> **EXERCISE TASK**:
Starting at the first line of the listing below, retype each line up to and including the one that contains "import plotly.graph_objects as go". Leave pictures out.

--- start of RAW DATA ---

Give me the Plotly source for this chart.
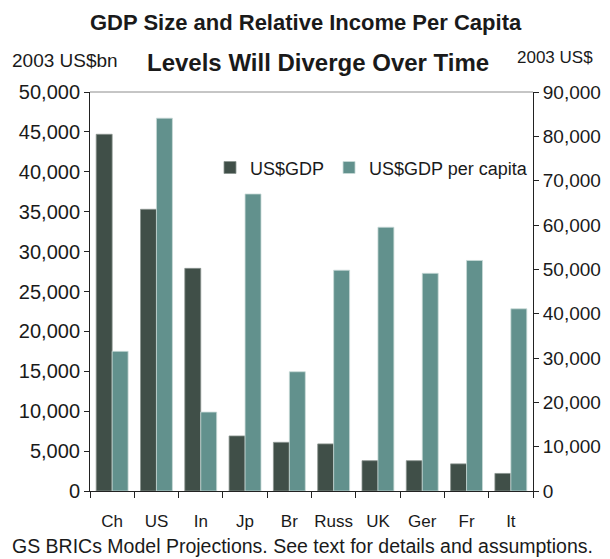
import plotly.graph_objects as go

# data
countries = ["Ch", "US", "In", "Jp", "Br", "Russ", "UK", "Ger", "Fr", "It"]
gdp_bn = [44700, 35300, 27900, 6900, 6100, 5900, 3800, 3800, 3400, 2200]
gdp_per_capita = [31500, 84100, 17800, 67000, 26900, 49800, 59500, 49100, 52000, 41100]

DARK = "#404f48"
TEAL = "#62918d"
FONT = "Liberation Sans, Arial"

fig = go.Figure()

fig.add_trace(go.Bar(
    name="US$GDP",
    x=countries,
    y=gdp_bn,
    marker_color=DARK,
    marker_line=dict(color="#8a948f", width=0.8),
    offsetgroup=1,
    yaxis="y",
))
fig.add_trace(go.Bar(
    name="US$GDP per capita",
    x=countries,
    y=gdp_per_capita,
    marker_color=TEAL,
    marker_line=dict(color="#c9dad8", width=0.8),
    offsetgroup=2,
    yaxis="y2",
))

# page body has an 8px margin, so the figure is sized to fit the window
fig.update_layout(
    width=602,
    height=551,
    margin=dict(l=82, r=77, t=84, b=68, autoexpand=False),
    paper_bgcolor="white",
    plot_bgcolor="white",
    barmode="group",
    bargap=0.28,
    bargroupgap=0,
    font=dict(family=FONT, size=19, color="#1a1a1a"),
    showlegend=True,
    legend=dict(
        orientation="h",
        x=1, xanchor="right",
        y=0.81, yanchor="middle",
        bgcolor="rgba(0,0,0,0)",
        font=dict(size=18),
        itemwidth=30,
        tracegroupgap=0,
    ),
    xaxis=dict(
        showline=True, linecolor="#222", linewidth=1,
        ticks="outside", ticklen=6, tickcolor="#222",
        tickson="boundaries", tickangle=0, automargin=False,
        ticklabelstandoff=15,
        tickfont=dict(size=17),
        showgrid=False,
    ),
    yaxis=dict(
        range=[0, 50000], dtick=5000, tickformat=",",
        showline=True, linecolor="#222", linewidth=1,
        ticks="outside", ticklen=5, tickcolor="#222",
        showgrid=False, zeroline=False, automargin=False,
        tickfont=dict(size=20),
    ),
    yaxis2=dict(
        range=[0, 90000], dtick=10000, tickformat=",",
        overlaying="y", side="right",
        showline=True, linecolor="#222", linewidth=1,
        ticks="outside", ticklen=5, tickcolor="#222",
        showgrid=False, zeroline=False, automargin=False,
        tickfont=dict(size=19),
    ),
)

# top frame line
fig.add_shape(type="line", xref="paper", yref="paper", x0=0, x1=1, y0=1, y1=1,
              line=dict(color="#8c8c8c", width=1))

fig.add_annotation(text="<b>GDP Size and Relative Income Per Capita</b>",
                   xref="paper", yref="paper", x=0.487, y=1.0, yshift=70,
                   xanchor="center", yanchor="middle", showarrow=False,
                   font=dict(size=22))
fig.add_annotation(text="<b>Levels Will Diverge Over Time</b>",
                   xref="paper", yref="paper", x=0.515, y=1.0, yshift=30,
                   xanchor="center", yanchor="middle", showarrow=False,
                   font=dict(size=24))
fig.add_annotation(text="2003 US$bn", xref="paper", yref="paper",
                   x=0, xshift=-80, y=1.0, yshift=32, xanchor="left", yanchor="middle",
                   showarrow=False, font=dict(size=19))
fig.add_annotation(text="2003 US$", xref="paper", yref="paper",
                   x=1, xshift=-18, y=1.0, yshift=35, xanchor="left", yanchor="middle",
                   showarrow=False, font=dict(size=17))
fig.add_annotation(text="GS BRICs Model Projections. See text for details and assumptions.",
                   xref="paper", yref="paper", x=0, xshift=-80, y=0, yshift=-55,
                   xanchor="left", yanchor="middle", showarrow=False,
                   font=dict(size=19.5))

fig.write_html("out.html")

--- end of RAW DATA ---

> **TASK ANSWER**:
Give me the Plotly source for this chart.
import plotly.graph_objects as go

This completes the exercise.